If you receive pressure from your HoD/ members of your department to commit to marking as a priority, this might, under circumstances, be seen as reasonable, but please do get in touch with the UCU, your departmental contact or email

  •      What if I’m asked to report or provide content of missed sessions (whether through an online form or email)?

It is entirely reasonable for you to inform your line manager on the missed sessions (e.g. my students missed the classes in Week 7 or between Date X and Y), but you don’t need to elaborate any further.

  •      What should I do if I’m an Hourly Paid Tutor and offered extra hours?

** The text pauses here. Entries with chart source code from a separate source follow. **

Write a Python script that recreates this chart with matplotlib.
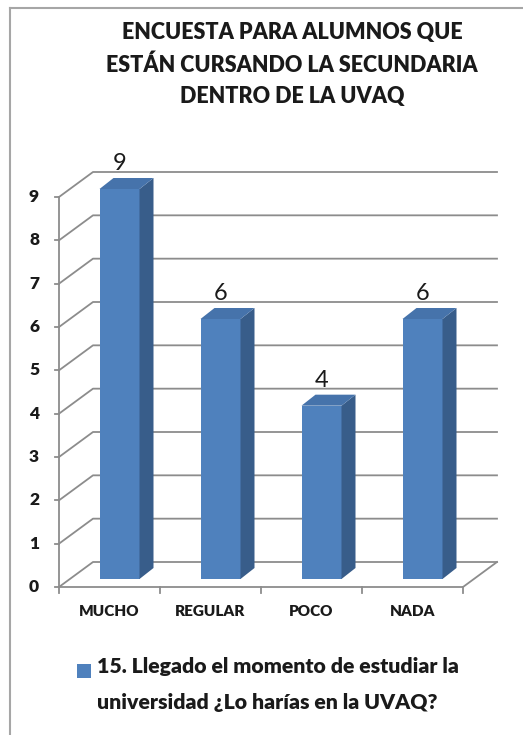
import matplotlib.pyplot as plt
from matplotlib.patches import Polygon, Rectangle
from matplotlib.lines import Line2D

# datos
categorias = ['MUCHO', 'REGULAR', 'POCO', 'NADA']
valores = [9, 6, 4, 6]
ticks_y = list(range(0, 10))
titulo = ['ENCUESTA PARA ALUMNOS QUE',
          'ESTÁN CURSANDO LA SECUNDARIA',
          'DENTRO DE LA UVAQ']
serie = ['15. Llegado el momento de estudiar la',
         'universidad ¿Lo harías en la UVAQ?']

plt.rcParams['font.family'] = ['Lato', 'DejaVu Sans']

W, H = 523, 735
fig = plt.figure(figsize=(W / 100, H / 100), dpi=100)
fig.patch.set_facecolor('white')

# plano frontal del grafico
ax = fig.add_axes([59 / W, 1 - 587 / H, 404 / W, 390 / H])
ax.set_xlim(0, len(categorias))
ax.set_ylim(0, max(ticks_y))
ax.axis('off')

# pixeles por unidad
px_x = ax.bbox.width / len(categorias)
px_y = ax.bbox.height / max(ticks_y)

gris = '#8c8c8c'
azul = '#4f81bd'
azul_lado = '#385d8a'
azul_arriba = '#4673ab'
negro = '#1a1a1a'

# profundidad de la pared
dwx, dwy = 34 / px_x, 25 / px_y
n = len(categorias)

# rejilla (pared izquierda + pared del fondo)
for v in ticks_y:
    ax.plot([0, dwx, n + dwx], [v, v + dwy, v + dwy], color=gris, lw=1.3,
            clip_on=False, zorder=1)
    ax.plot([-4 / px_x, 0], [v, v], color=gris, lw=1.3, clip_on=False)
    ax.text(-25 / px_x, v, str(v), ha='center', va='center',
            fontsize=12.5, fontweight='heavy', color=negro)

# piso y eje
ax.plot([0, 0], [0, max(ticks_y)], color=gris, lw=1.3, clip_on=False)
ax.plot([0, n, n + dwx], [0, 0, dwy], color=gris, lw=1.3, clip_on=False)
for i in range(n + 1):
    ax.plot([i, i], [0, -6 / px_y], color=gris, lw=1.3, clip_on=False)

# barras 3d
w = 40 / px_x
fx, fy = 10 / px_x, 8 / px_y
bx, by = 14 / px_x, 11 / px_y
for i, v in enumerate(valores):
    x0 = i + 0.5 - w / 2 + fx
    ax.add_patch(Rectangle((x0, fy), w, v, facecolor=azul, edgecolor='none',
                           clip_on=False, zorder=3))
    ax.add_patch(Polygon([(x0 + w, fy), (x0 + w + bx, fy + by),
                          (x0 + w + bx, v + fy + by), (x0 + w, v + fy)],
                         facecolor=azul_lado, edgecolor='none',
                         clip_on=False, zorder=3))
    ax.add_patch(Polygon([(x0, v + fy), (x0 + bx, v + fy + by),
                          (x0 + w + bx, v + fy + by), (x0 + w, v + fy)],
                         facecolor=azul_arriba, edgecolor='none',
                         clip_on=False, zorder=3))
    ax.text(x0 + w / 2, v + fy + by + 8 / px_y, str(v), ha='center',
            va='baseline', fontsize=17, color=negro)
    ax.text(i + 0.5, -25 / px_y, categorias[i], ha='center', va='center',
            fontsize=11, fontweight='heavy', color=negro)

# titulo
for k, linea in enumerate(titulo):
    fig.text(292 / W, 1 - (33 + 32 * k) / H, linea, ha='center', va='center',
             fontsize=15.5, fontweight='heavy', color=negro)

# leyenda
fig.add_artist(Rectangle((77 / W, 1 - 678 / H), 14 / W, 14 / H,
                         facecolor=azul, edgecolor='none'))
for k, linea in enumerate(serie):
    fig.text(97 / W, 1 - (667 + 35 * k) / H, linea, ha='left', va='center',
             fontsize=15.3, fontweight='heavy', color=negro)

# borde del area del grafico
fig.add_artist(Line2D([10 / W, 1], [1 - 8 / H, 1 - 8 / H], color='#a6a6a6', lw=1.5))
fig.add_artist(Line2D([10 / W, 10 / W], [0, 1 - 8 / H], color='#a6a6a6', lw=1.5))

fig.savefig('out.png', dpi=100)
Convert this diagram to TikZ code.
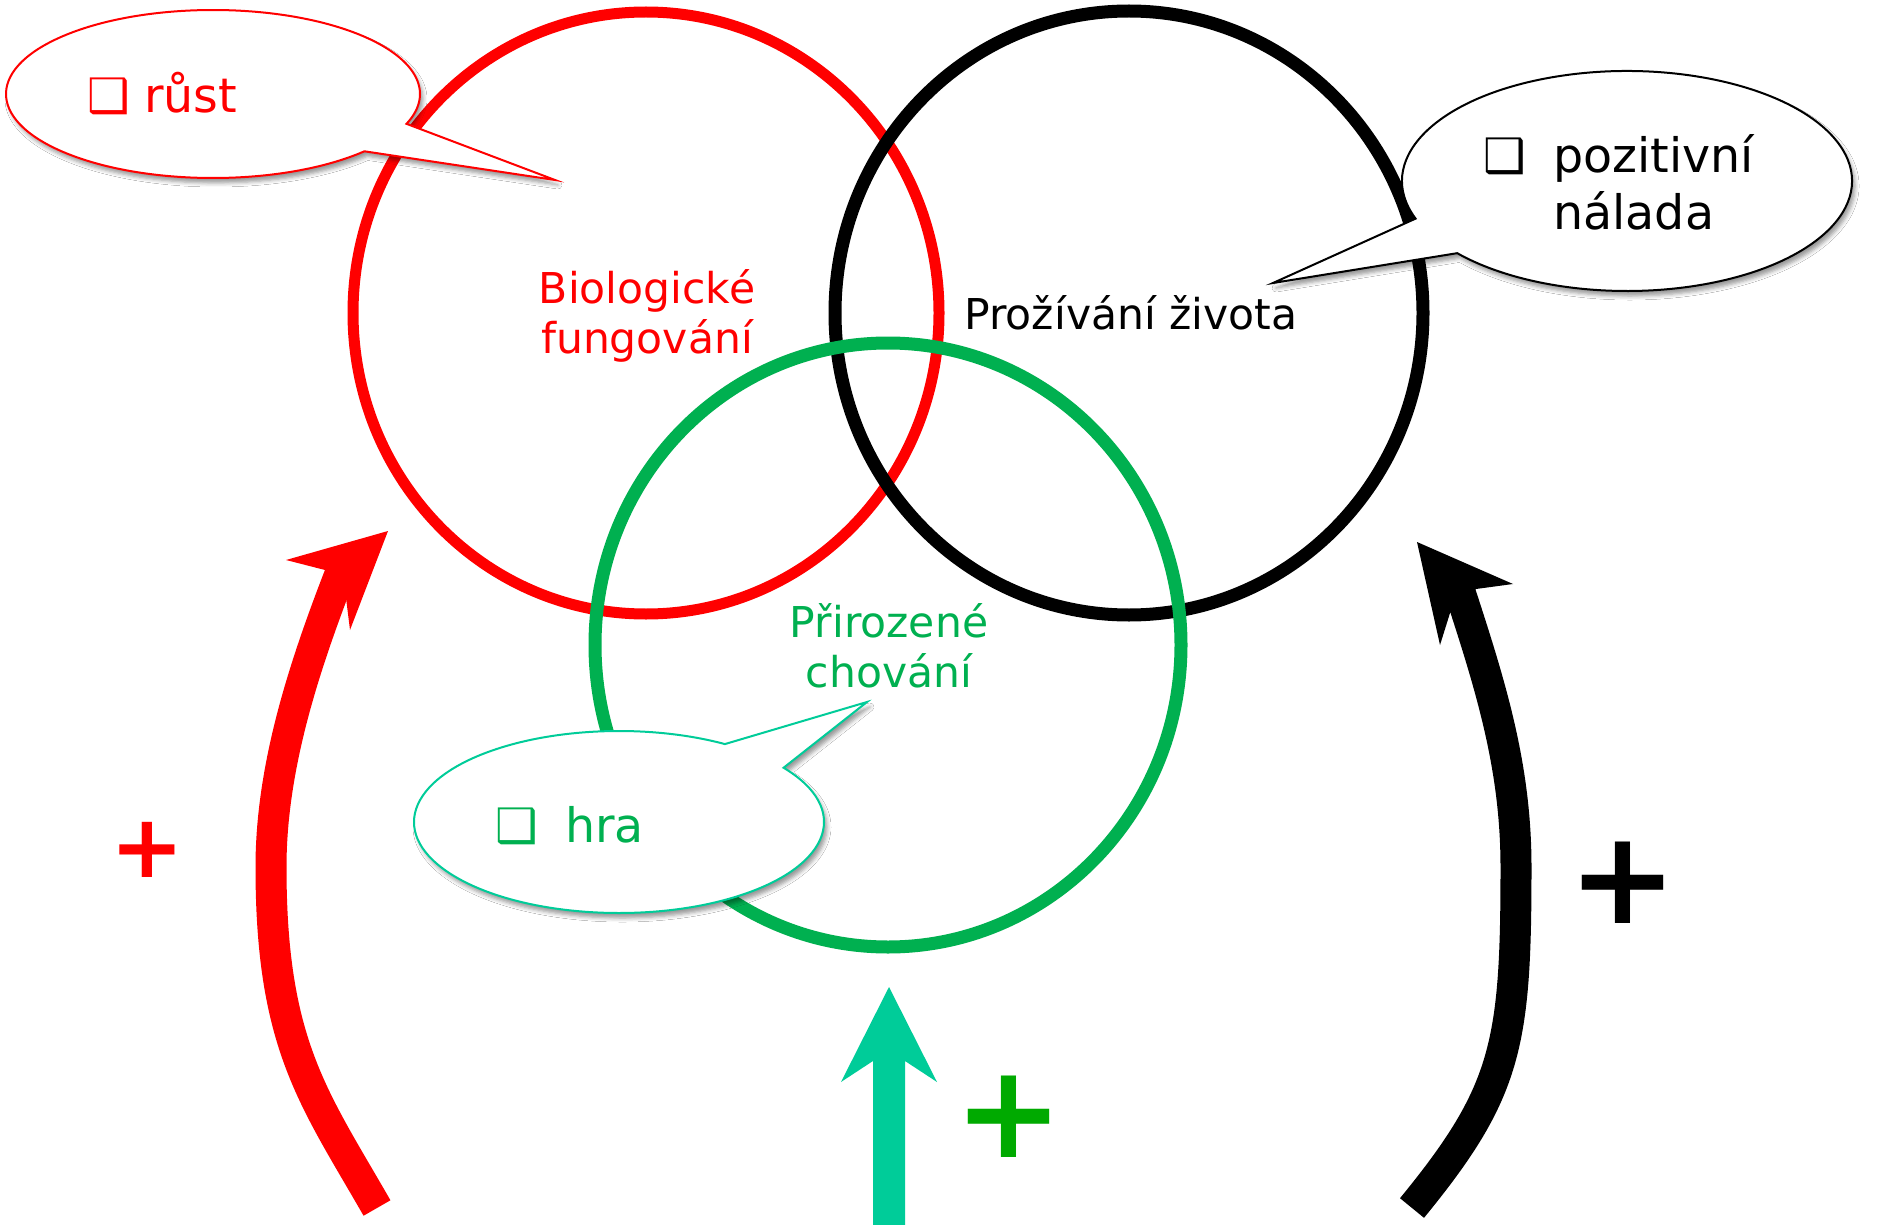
\documentclass[tikz,border=0pt]{standalone}
\usepackage{fontspec}
\setmainfont{DejaVu Sans}
\usetikzlibrary{shadows.blur}
\definecolor{cRed}{HTML}{FF0000}
\definecolor{cGreen}{HTML}{00B050}
\definecolor{cTeal}{HTML}{00CC99}
\definecolor{cPlus}{HTML}{00AA00}
\newcommand{\bxglyph}{{\bfseries ❑}}
\newcommand{\lblfont}{\fontsize{42.5}{50}\selectfont}
\newcommand{\bubfont}{\fontsize{47.5}{58}\selectfont}
\begin{document}
\begin{tikzpicture}[x=1pt,y=-1pt,
  bubble/.style={fill=white, line width=2,
    blur shadow={shadow xshift=3pt, shadow yshift=-5pt, shadow opacity=40, shadow blur radius=4pt}},
  shaft/.style={line width=31, line cap=butt},
  plussign/.style={font=\fontsize{#1}{#1}\selectfont\bfseries, inner sep=0pt}]
\fill[white] (0,0) rectangle (1883,1225);
\useasboundingbox (0,0) rectangle (1883,1225);
% circles
\draw[cRed, line width=11] (646,313) ellipse[x radius=293, y radius=301];
\draw[black, line width=13] (1129,313) ellipse[x radius=294, y radius=302];
\draw[cGreen, line width=13] (888,645) ellipse[x radius=293, y radius=302];
% labels in circles (base = last line)
\node[text=cRed, align=center, anchor=base, font=\lblfont] (tBio) at (647,353) {Biologické\\fungování};
\node[text=black, anchor=base, font=\lblfont] (tProz) at (1131,329) {Prožívání života};
\node[text=cGreen, align=center, anchor=base, font=\lblfont] (tPriro) at (889,687) {Přirozené\\chování};
% bubbles
\draw[bubble, draw=cRed] ([shift={(213,94)}]43:207 and 84) arc[start angle=43, end angle=380.8, x radius=207, y radius=84] -- (555,180) -- cycle;
\draw[bubble, draw=black] ([shift={(1627,181)}]160:225 and 110) arc[start angle=160, end angle=499, x radius=225, y radius=110] -- (1273,283) -- cycle;
\draw[bubble, draw=cTeal] ([shift={(619,822)}]323.4:205 and 91) arc[start angle=323.4, end angle=661.1, x radius=205, y radius=91] -- (867,702) -- cycle;
\node[anchor=base west, text=cRed, font=\bubfont, inner sep=0pt] (tRust) at (87,113) {\bxglyph\hspace{0.3em}růst};
\node[anchor=base west, text=black, font=\bubfont, align=left, inner sep=0pt] (tPoz) at (1483,230) {\bxglyph\hspace{0.58em}pozitivní\\\hphantom{\bxglyph\hspace{0.58em}}nálada};
\node[anchor=base west, text=cGreen, font=\bubfont, inner sep=0pt] (tHra) at (495,842) {\bxglyph\hspace{0.58em}hra};
% red curved arrow
\coordinate (rA) at (377,1208);
\coordinate (rD) at (271,867);
\coordinate (rF) at (340,574);
\draw[cRed, shaft] (rA) .. controls (314,1098) and (271,1045) .. (rD) .. controls (271,767) and (304,667) .. (rF);
\fill[cRed] (388,531) -- (286,560) -- (325,570) -- (346,598) -- (350,630) -- cycle;
% black curved arrow
\coordinate (bA) at (1412,1208);
\coordinate (bD) at (1516,867);
\coordinate (bF) at (1460,592);
\draw[black, shaft] (bA) .. controls (1507,1092) and (1516,1045) .. (bD) .. controls (1516,767) and (1491,687) .. (bF);
\fill[black] (1417,542) -- (1513,584) -- (1476,589) -- (1450,613) -- (1440,645) -- cycle;
% green straight arrow
\fill[cTeal] (889,987) -- (937,1082) -- (905,1061) -- (905,1230) -- (873,1230) -- (873,1061) -- (841,1082) -- cycle;
% plus signs
\node[plussign=88, text=cRed] (pR) at (147,850) {+};
\node[plussign=130, text=black] (pB) at (1623,883) {+};
\node[plussign=130, text=cPlus] (pG) at (1009,1117) {+};
\end{tikzpicture}
\end{document}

You’re not obliged to take on additional hours, but if you want to do so, that is up to you.   However, we would ask you to be mindful that what you are asked to do will not cover for activities that have been missed as a result of strike action. We also ask that you do not more work than you’re being paid for. The general rule to keep in mind is that the point of ASOS is to ensure that the disruptive effects of the strike are not covered in the aftermath. Hence, we would encourage you to only take up additional work that does not undermine the strike disruption.

Suggested email signature

Some colleagues may wish to make it known that they are working to contract or participating in ASOS. A common way to do this is to change your work email signature to include a line such as:

“Please note that I am currently taking action short of a strike as part of the University and College Union’s (UCU) industrial action to defend our right to a fair pension. Response times may be slower for the duration of the dispute, especially outside of normal working hours. Please support university staff by writing to university management asking them to listen to staff concerns and agree to a decent, guaranteed pension for myself and colleagues.